Before I tear headlong into my seemingly endless list of complaints I’d like to bring up some positive points. Props, as always should go to Milla Jovovich, one of the few women in Hollywood who regularly does the sweaty action hero thing. I mean she’s hardly a renowned thespian, but Scarlett Johansson and Gal Godot are the only other women who’s headlined multiple action blockbusters as a single character and Jovovich has been knee deep in zombies and firearms since 2002 – needless to say it’s still an impressive feat.
Anyway, what with this series being arguably the king of the mid-range budgeted, horror/action, CGI soaked, kill-everyone-then-bust-a-matrix-pose genre (which isn’t that impressive – saying R.E. movies are better than, say, the Underworld movies are kind of like saying you’d prefer being coated in puke rather than coated in shit), you’d think they would pull out the stops when delivering an epic conclusion to end the series on a high. However what we get is a bland, virtually joyless slog through awful dialogue and boring characters all thrown together with the skill and dexterity of a drunk seal playing with paper maché. Some characters return, Iain Glen and Ali Larter obviously owe money to someone so they get wheeled out again, while series über-thug, ray-band spokesman Wesker is reduced from franchise big bad to merely a guy wandering around a control room who argues a lot with a digitised 10 year old.

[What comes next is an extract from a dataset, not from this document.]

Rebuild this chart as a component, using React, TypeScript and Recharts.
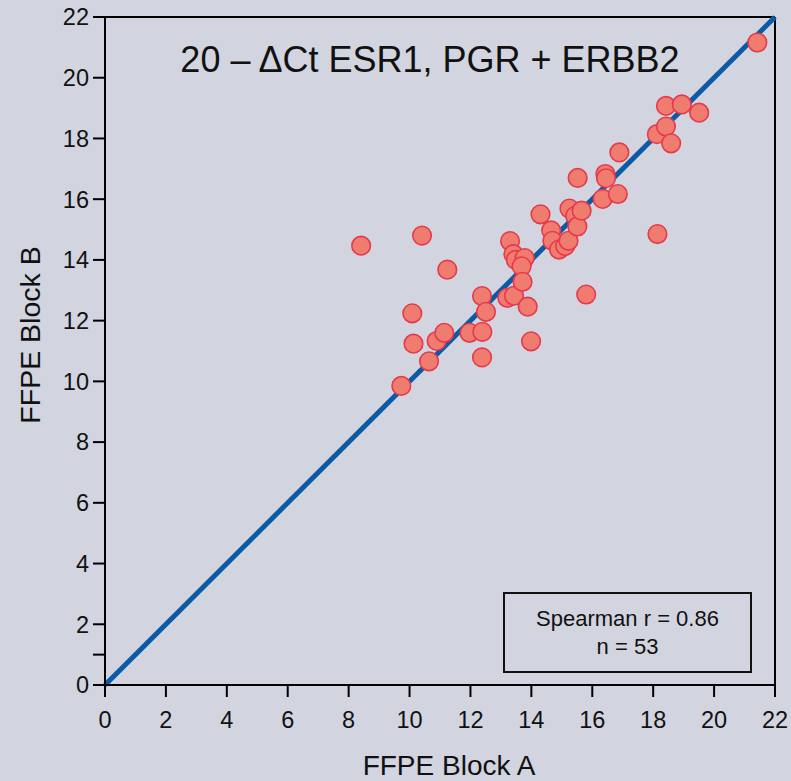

The plot is needlessly complicated yet, horrifyingly dull (it essentially steals Blade: Trinity’s antivirus do-over ending) and if you’ve managed to miss a single episode, attempting to follow the whole thing is as stressful and pointless as an amnesiac forced to take a 15 hour written examination in an unfamiliar language that’s made up entirely in the sounds of howler monkeys.
Franchise devotees will no doubt claim that the movies simply play up to their audience, but that suggests that the audience hasn’t managed to mature in fifteen years and are convinced all this bollocks about clones, viruses, and evil corporations is super duper serious and important. Also: quick question: why the crap does Umbrella still think of themselves as a “corporation” when everyone else in the world bar around 4000 people are fucking dead – where would their money and resources come from? I never took business studies at school but surely killing every man, woman and child on the face of the earth cuts a hell of a chunk out of your bottom line and I just can’t buy the evil plan that the thousand or so shareholders cryogenically frozen in the basement will awaken to inherit the earth.
Due to this kind of ramshackle plotting there’s a quite a hard core drinking game to be had here (as alcohol poisoning is most likely more fun) with a shot going down everytime an overloud jump scare desperately tries to get your attention with all the subtleness of a screaming, abandoned child in a supermarket, or when someone angrily ends a conversation or a scene with a melodramatic re-sheathing of their knife/gun (bizarrely, that happens a LOT). You’d be shit faced from boozing everytime Jovovich’s oddly gullible Alice refuses to trust an ally yet takes EVERYTHING the villains say on face value alone.
Even the action is moribund, with everyone engaging in life or death battles with everyone else, all apparently a black belt in edit-fu. The terrible, hyper aggressive cutting (at one point 4 minutes on a countdown clock are stretched to an unbelievable 15 minutes of film time!) is second only to an overbearing score that seems to think that Ruby Rose’s character deserves a huge tragic fanfare despite the fact that I’d struggle to remember her name even if it was tattooed on the inside of my eyelids.

Even for fans, the returning characters are somewhat overshadowed by the previous movie having far more call backs (they got Michelle Rodriguez to come back for god’s sake) and the return to the Hive (that fucking laser corridor is back!) is sullied by the closure of Alice’s plot being quite horribly contrived but if you dig the franchise then God go with you, you’re a more forgiving man than I. But for me, this is one Resident that deserves to be finally evicted from cinemas.